Sprague’s pipit is a songbird known for having the longest flight display of any other bird species. They fly 50 to 100 metres off the ground, circling their territory. The Committee on the Status of Endangered Wildlife in Canada has assessed the Sprague’s pipit as threatened, and it is protected under the Species at Risk Act federally. The bird’s Canadian population declined by four per cent per year between 1970 and 2019, adding up to an overall decline of 87 per cent over that time period, the Nature Conservancy of Canada says on its website.

Threats to the Sprague’s pipit include loss and fragmentation of their native prairie habitat, the use of pesticides and climate change. Because the species is so sensitive to habitat changes and requires large blocks of intact native grassland, they are a particularly useful indicator of prairie health.

Bird health is inextricably linked with soil health, MFGA executive director Duncan Morrison said. Practices such as covering land with perennial plants and cover crop is helpful because it offers safe places to nest and lots of habitat for insects.

“There are different micro-organisms, there’s a whole ecosystem below the surface,” Morrison said. “That’s what we’re really interested in following up on.”

Finding out how profitability is tied to soil health is also something the MFGA is interested in learning more about, Morrison said. Previous studies by the group show that using plant diversity helps to establish microbial diversity in soils, that soil health is improved by less tillage, that plants grown throughout the year feed soil microbes, and that keeping soil covered leads to reduced erosion.

Highlighting the benefits agriculture can have on the environment is another reason Morrison said the MFGA is keen to do studies and surveys focused on populations such as at-risk birds.
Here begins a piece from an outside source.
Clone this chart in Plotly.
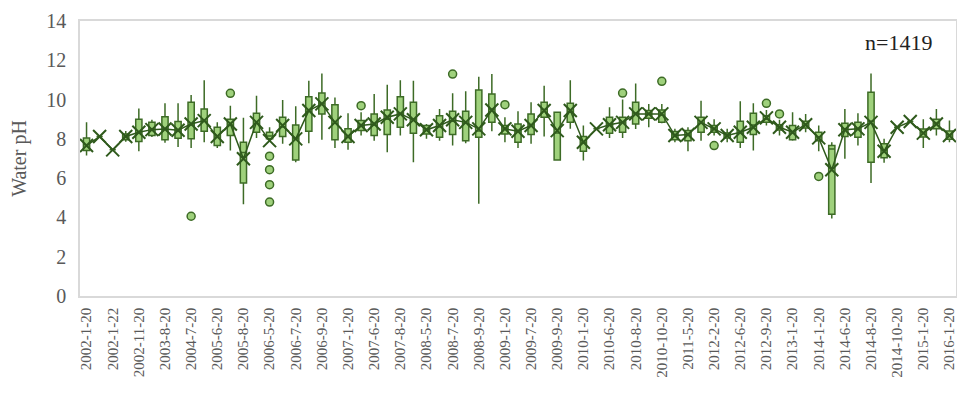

Farmers often get a bad rap for practices that are seen as less than environmentally friendly, such as the use of fossil fuels and pesticides. Weather and climate are influenced by agricultural practices, and Agriculture and Agri-Food Canada’s website states that by managing croplands and pastures, farmers influence a series of physical, chemical and biological interactions between the earth’s surface and atmosphere, which in turn affects air temperature and precipitation.

In 2018, agricultural activity — not including fossil fuel consumption — accounted for about eight and 31 per cent of total greenhouse gas (GHG) emissions in Canada and Manitoba, respectively. Manitoba’s agricultural GHG emissions increased 43 per cent between 1990 and 2009 from 4,700 to 6,700 kilotonnes carbon dioxide equivalents. That number declined to 5,600 kt in 2011 but has since risen back up to 6,700 in 2018.

But a growing interest in regenerative agriculture means that farmers in Manitoba and across the country can feel better about how their operations impact the environment, Morrison said.

“There’s always negative stories around farming, but what we’re really looking for is the positives — if a particular farm is supporting a particular population of birds, for example,” he said. “That says that soil health boosting practices are absolutely instrumental in getting a better handle on the environment.”

If all goes well with the survey, Morrison is hopeful it will be just the first step in a larger leap toward expanding the MFGA’s reach. Details from the survey will be shared with producers and presented at the 2023 MFGA Regenerative Agriculture Conference.

“It’s step one of what we hope is 10 steps. We hope to expand and to really get a good handle on regenerative agriculture practices,” Morrison said.

The Sun contacted the provincial government and the Manitoba Important Bird Areas program but did not receive a reply by press time.